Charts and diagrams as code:
----

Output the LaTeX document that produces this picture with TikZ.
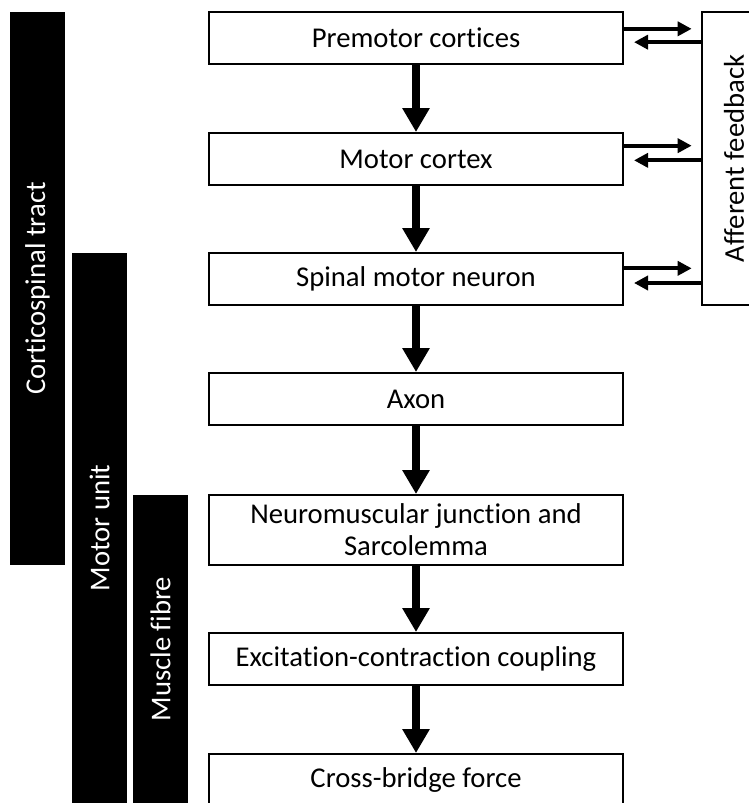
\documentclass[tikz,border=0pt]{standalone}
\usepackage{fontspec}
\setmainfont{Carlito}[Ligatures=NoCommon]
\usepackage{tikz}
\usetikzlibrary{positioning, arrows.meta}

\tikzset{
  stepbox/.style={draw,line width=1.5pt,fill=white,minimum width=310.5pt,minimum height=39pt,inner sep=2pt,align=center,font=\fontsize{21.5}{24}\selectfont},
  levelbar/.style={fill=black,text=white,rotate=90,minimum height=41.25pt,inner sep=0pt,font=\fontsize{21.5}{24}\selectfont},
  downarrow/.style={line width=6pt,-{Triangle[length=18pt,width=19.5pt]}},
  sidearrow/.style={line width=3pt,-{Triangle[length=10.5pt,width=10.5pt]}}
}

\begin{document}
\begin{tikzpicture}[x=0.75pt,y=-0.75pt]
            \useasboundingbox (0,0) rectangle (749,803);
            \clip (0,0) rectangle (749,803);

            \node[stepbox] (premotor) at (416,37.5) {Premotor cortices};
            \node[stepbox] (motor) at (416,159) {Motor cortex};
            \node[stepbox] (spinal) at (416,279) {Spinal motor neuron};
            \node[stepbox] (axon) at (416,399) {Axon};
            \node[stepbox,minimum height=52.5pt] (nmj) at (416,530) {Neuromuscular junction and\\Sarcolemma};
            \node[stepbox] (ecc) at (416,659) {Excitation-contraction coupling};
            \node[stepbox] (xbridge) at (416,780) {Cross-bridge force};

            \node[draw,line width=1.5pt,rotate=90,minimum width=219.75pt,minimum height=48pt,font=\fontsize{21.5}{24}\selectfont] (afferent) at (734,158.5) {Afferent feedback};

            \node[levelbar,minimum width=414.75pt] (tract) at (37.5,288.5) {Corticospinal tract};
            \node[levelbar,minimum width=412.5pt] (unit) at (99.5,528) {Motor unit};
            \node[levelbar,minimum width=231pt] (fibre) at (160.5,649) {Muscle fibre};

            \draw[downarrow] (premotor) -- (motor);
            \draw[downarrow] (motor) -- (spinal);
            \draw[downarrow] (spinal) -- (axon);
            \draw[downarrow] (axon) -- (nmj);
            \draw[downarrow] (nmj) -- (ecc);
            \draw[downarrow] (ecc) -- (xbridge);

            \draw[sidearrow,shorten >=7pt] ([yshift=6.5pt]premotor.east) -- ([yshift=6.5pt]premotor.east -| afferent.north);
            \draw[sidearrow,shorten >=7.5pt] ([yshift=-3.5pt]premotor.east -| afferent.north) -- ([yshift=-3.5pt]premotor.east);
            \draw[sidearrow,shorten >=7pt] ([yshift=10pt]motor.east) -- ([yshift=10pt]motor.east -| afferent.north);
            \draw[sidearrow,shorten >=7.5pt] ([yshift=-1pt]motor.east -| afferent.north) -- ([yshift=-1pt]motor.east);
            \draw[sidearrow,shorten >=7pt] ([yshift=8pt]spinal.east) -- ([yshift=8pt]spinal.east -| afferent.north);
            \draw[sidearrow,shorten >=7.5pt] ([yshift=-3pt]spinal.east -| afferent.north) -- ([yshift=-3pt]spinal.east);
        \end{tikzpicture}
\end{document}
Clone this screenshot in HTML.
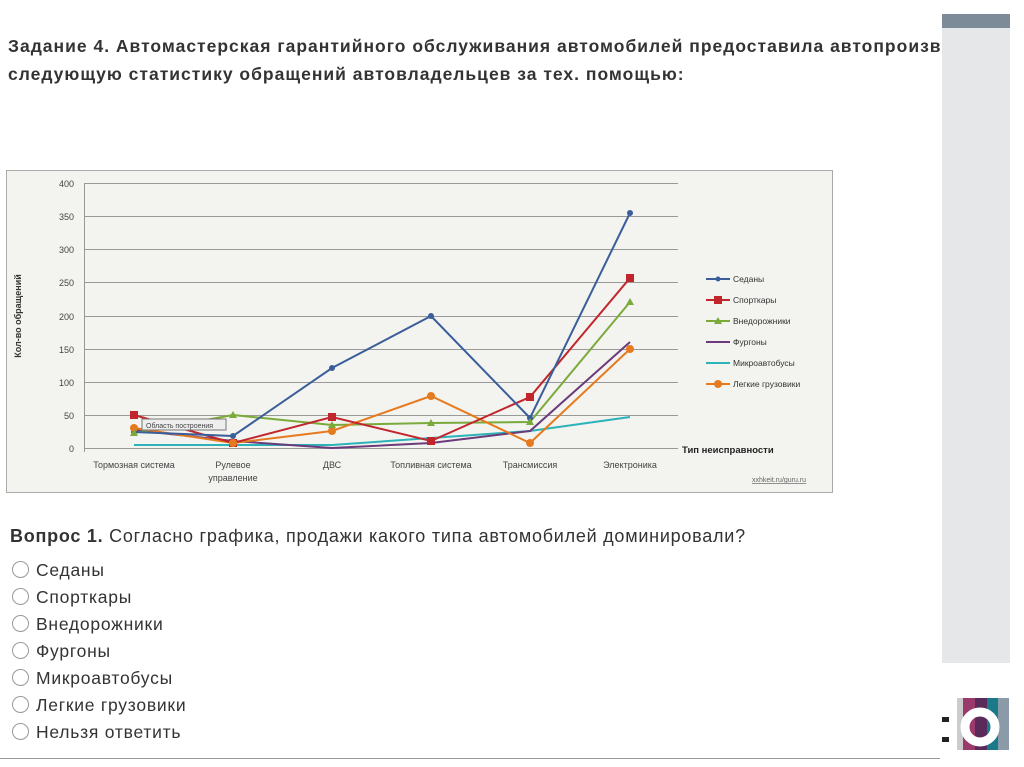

----

## WRITTEN INSTRUCTION
Make an exact copy of every entry above, minus the images.

## SOLUTION FOR THIS EXERCISE
Output the LaTeX document that produces this picture with TikZ.
\documentclass[tikz,border=0pt]{standalone}
\usepackage{fontspec}
\setmainfont{Carlito}[Ligatures=NoCommon]
\usepackage{tikz}
\usetikzlibrary{positioning, arrows.meta}

\tikzset{
  stepbox/.style={draw,line width=1.5pt,fill=white,minimum width=310.5pt,minimum height=39pt,inner sep=2pt,align=center,font=\fontsize{21.5}{24}\selectfont},
  levelbar/.style={fill=black,text=white,rotate=90,minimum height=41.25pt,inner sep=0pt,font=\fontsize{21.5}{24}\selectfont},
  downarrow/.style={line width=6pt,-{Triangle[length=18pt,width=19.5pt]}},
  sidearrow/.style={line width=3pt,-{Triangle[length=10.5pt,width=10.5pt]}}
}

\begin{document}
\begin{tikzpicture}[x=0.75pt,y=-0.75pt]
            \useasboundingbox (0,0) rectangle (749,803);
            \clip (0,0) rectangle (749,803);

            \node[stepbox] (premotor) at (416,37.5) {Premotor cortices};
            \node[stepbox] (motor) at (416,159) {Motor cortex};
            \node[stepbox] (spinal) at (416,279) {Spinal motor neuron};
            \node[stepbox] (axon) at (416,399) {Axon};
            \node[stepbox,minimum height=52.5pt] (nmj) at (416,530) {Neuromuscular junction and\\Sarcolemma};
            \node[stepbox] (ecc) at (416,659) {Excitation-contraction coupling};
            \node[stepbox] (xbridge) at (416,780) {Cross-bridge force};

            \node[draw,line width=1.5pt,rotate=90,minimum width=219.75pt,minimum height=48pt,font=\fontsize{21.5}{24}\selectfont] (afferent) at (734,158.5) {Afferent feedback};

            \node[levelbar,minimum width=414.75pt] (tract) at (37.5,288.5) {Corticospinal tract};
            \node[levelbar,minimum width=412.5pt] (unit) at (99.5,528) {Motor unit};
            \node[levelbar,minimum width=231pt] (fibre) at (160.5,649) {Muscle fibre};

            \draw[downarrow] (premotor) -- (motor);
            \draw[downarrow] (motor) -- (spinal);
            \draw[downarrow] (spinal) -- (axon);
            \draw[downarrow] (axon) -- (nmj);
            \draw[downarrow] (nmj) -- (ecc);
            \draw[downarrow] (ecc) -- (xbridge);

            \draw[sidearrow,shorten >=7pt] ([yshift=6.5pt]premotor.east) -- ([yshift=6.5pt]premotor.east -| afferent.north);
            \draw[sidearrow,shorten >=7.5pt] ([yshift=-3.5pt]premotor.east -| afferent.north) -- ([yshift=-3.5pt]premotor.east);
            \draw[sidearrow,shorten >=7pt] ([yshift=10pt]motor.east) -- ([yshift=10pt]motor.east -| afferent.north);
            \draw[sidearrow,shorten >=7.5pt] ([yshift=-1pt]motor.east -| afferent.north) -- ([yshift=-1pt]motor.east);
            \draw[sidearrow,shorten >=7pt] ([yshift=8pt]spinal.east) -- ([yshift=8pt]spinal.east -| afferent.north);
            \draw[sidearrow,shorten >=7.5pt] ([yshift=-3pt]spinal.east -| afferent.north) -- ([yshift=-3pt]spinal.east);
        \end{tikzpicture}
\end{document}
Clone this screenshot in HTML.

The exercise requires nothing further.